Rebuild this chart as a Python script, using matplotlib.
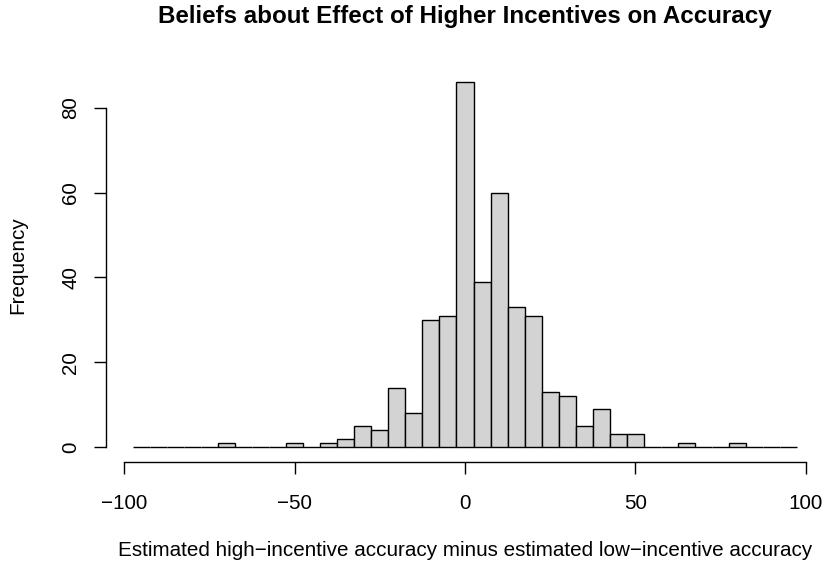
import matplotlib
matplotlib.use("Agg")
import matplotlib.pyplot as plt

# histogram counts, bins of width 5 centred on multiples of 5 (-95 .. 95)
bin_centers = list(range(-95, 100, 5))
counts = [0, 0, 0, 0, 0, 1, 0, 0, 0, 1, 0, 1, 2, 5, 4, 14, 8, 30, 31,
          86, 39, 60, 33, 31, 13, 12, 5, 9, 3, 3, 0, 0, 1, 0, 0, 1, 0, 0, 0]
x_ticks = [-100, -50, 0, 50, 100]
y_ticks = [0, 20, 40, 60, 80]

title = "Beliefs about Effect of Higher Incentives on Accuracy"
xlabel = "Estimated high\u2212incentive accuracy minus estimated low\u2212incentive accuracy"
ylabel = "Frequency"

plt.rcParams["font.family"] = ["Liberation Sans", "DejaVu Sans"]

W, H = 827, 563
fig = plt.figure(figsize=(W / 100, H / 100), dpi=100)
left, right, top, bottom = 106.2, 823.8, 67.8, 461.6
ax = fig.add_axes([left / W, 1 - bottom / H, (right - left) / W, (bottom - top) / H])

ax.bar(bin_centers, counts, width=5, color="#D3D3D3", edgecolor="black",
       linewidth=1.0)

ax.set_xlim(-105.3, 105.3)
ax.set_ylim(-3.44, 89.44)

for s in ["top", "right"]:
    ax.spines[s].set_visible(False)
ax.spines["left"].set_bounds(0, 80)
ax.spines["bottom"].set_bounds(-100, 100)
ax.spines["left"].set_linewidth(1.0)
ax.spines["bottom"].set_linewidth(1.0)

ax.set_xticks(x_ticks)
ax.set_xticklabels(["\u2212100", "\u221250", "0", "50", "100"])
ax.set_yticks(y_ticks)
ax.set_yticklabels([str(v) for v in y_ticks], rotation=90, va="center")
ax.tick_params(axis="both", length=8.6, width=1.0, labelsize=14.9)
ax.tick_params(axis="x", pad=15)
ax.tick_params(axis="y", pad=10)

fig.text(465 / W, 1 - 17 / H, title, ha="center", va="center",
         fontsize=17.4, fontweight="bold")
fig.text(465 / W, 1 - 550 / H, xlabel, ha="center", va="center", fontsize=14.9)
fig.text(18 / W, 1 - 265 / H, ylabel, ha="center", va="center", fontsize=14.9,
         rotation=90)

fig.savefig("out.png", dpi=100)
━━━━
Goal of the exercise: Take the listing above and print it exactly, apart from the pictures.

Result of the exercise:
Rebuild this chart as a Python script, using matplotlib.
import matplotlib
matplotlib.use("Agg")
import matplotlib.pyplot as plt

# histogram counts, bins of width 5 centred on multiples of 5 (-95 .. 95)
bin_centers = list(range(-95, 100, 5))
counts = [0, 0, 0, 0, 0, 1, 0, 0, 0, 1, 0, 1, 2, 5, 4, 14, 8, 30, 31,
          86, 39, 60, 33, 31, 13, 12, 5, 9, 3, 3, 0, 0, 1, 0, 0, 1, 0, 0, 0]
x_ticks = [-100, -50, 0, 50, 100]
y_ticks = [0, 20, 40, 60, 80]

title = "Beliefs about Effect of Higher Incentives on Accuracy"
xlabel = "Estimated high\u2212incentive accuracy minus estimated low\u2212incentive accuracy"
ylabel = "Frequency"

plt.rcParams["font.family"] = ["Liberation Sans", "DejaVu Sans"]

W, H = 827, 563
fig = plt.figure(figsize=(W / 100, H / 100), dpi=100)
left, right, top, bottom = 106.2, 823.8, 67.8, 461.6
ax = fig.add_axes([left / W, 1 - bottom / H, (right - left) / W, (bottom - top) / H])

ax.bar(bin_centers, counts, width=5, color="#D3D3D3", edgecolor="black",
       linewidth=1.0)

ax.set_xlim(-105.3, 105.3)
ax.set_ylim(-3.44, 89.44)

for s in ["top", "right"]:
    ax.spines[s].set_visible(False)
ax.spines["left"].set_bounds(0, 80)
ax.spines["bottom"].set_bounds(-100, 100)
ax.spines["left"].set_linewidth(1.0)
ax.spines["bottom"].set_linewidth(1.0)

ax.set_xticks(x_ticks)
ax.set_xticklabels(["\u2212100", "\u221250", "0", "50", "100"])
ax.set_yticks(y_ticks)
ax.set_yticklabels([str(v) for v in y_ticks], rotation=90, va="center")
ax.tick_params(axis="both", length=8.6, width=1.0, labelsize=14.9)
ax.tick_params(axis="x", pad=15)
ax.tick_params(axis="y", pad=10)

fig.text(465 / W, 1 - 17 / H, title, ha="center", va="center",
         fontsize=17.4, fontweight="bold")
fig.text(465 / W, 1 - 550 / H, xlabel, ha="center", va="center", fontsize=14.9)
fig.text(18 / W, 1 - 265 / H, ylabel, ha="center", va="center", fontsize=14.9,
         rotation=90)

fig.savefig("out.png", dpi=100)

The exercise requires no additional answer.